En 1998, une série de désaccords sur la restructuration de l'entreprise ont amené le patron à licencier sa directrice commerciale et sa propre fille (alors directrice adjointe). Les licenciements ayant été jugés abusifs par les Prud-hommes, l'entreprise a été condamnée à verser un total de 1 600 000 F d'indemnités. L'appel porterait l'indemnité de la fille à 2 700 000 F.

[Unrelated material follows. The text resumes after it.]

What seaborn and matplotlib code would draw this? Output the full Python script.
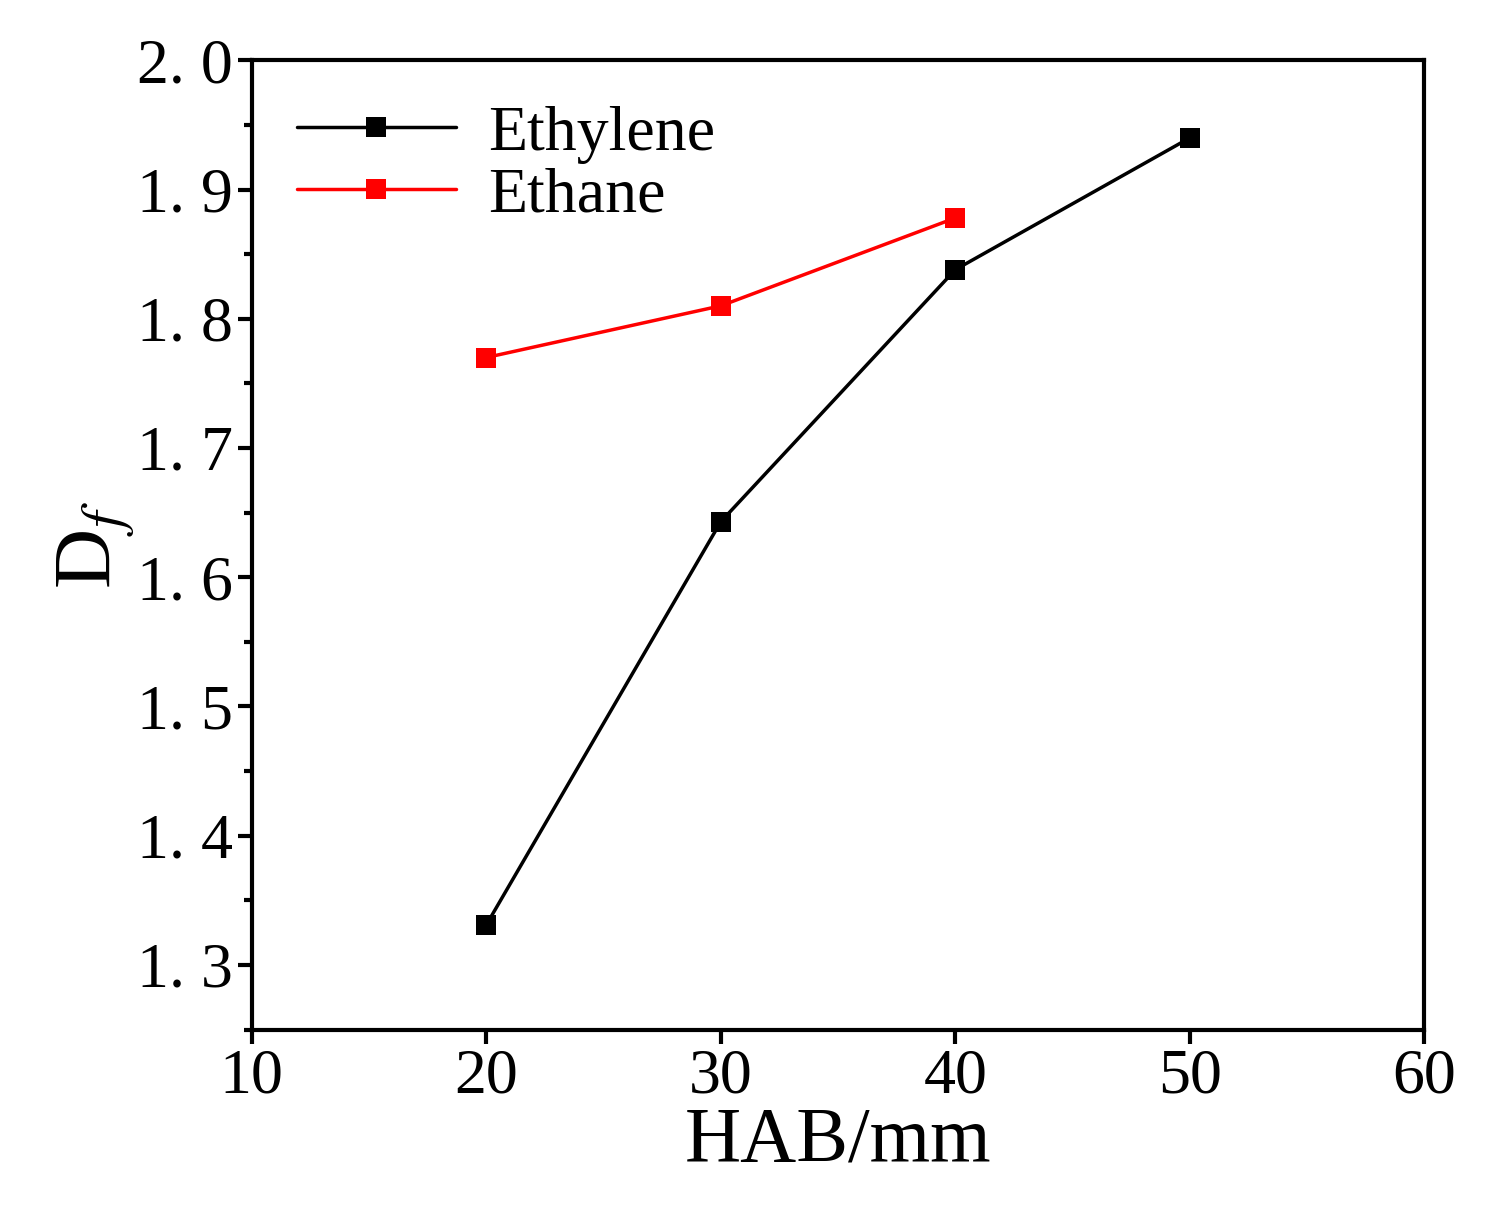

Les procès pour licenciements abusifs, irrégularités, les amendes répétées pour vice de sécurité dans les magasins sont courants. Les salaires sont bloqués depuis des années. Une prime " étrenne ", 70% du 13ème mois, a été diminuée de moitié, voire supprimée pour certains. Il y a une vingtaine d'années les salariés s'étaient battus pour l'obtenir, déclenchant un mouvement de grève qui s'était étalé sur trois mois. Gibert avait fini par céder. Des oublis constants sont constatés sur les bulletins de salaires : primes de remplacement non versées, dépassements horaires non payés pour les caissières. Des postes supprimés sur les rayons sont au mieux remplacés par des CDD lors des périodes fortes.
Les conditions de travail sont innommables dans certains magasins envahis de cafards. En plein été, dans un de ceux-ci, on dépasse facilement les 30° car le site n'est pas climatisé. Les employés y souffrent de maux de tête, de toux. Il faut dire que le magasin ouvre ses portes toute la journée sur un boulevard saturé de voitures et que rien ne ventile cet air pollué. En hiver, c'est pire, la vieille chaudière n'arrive pas à réchauffer l'air glacé qui y pénètre. Et pour couronner le tout, on y voit même des souris.
C'est dire que les motifs de mécontentement sont nombreux et le ras-le-bol des salariés amplement justifié, face aux méthodes abusives et au dédain d'une direction avide de profit.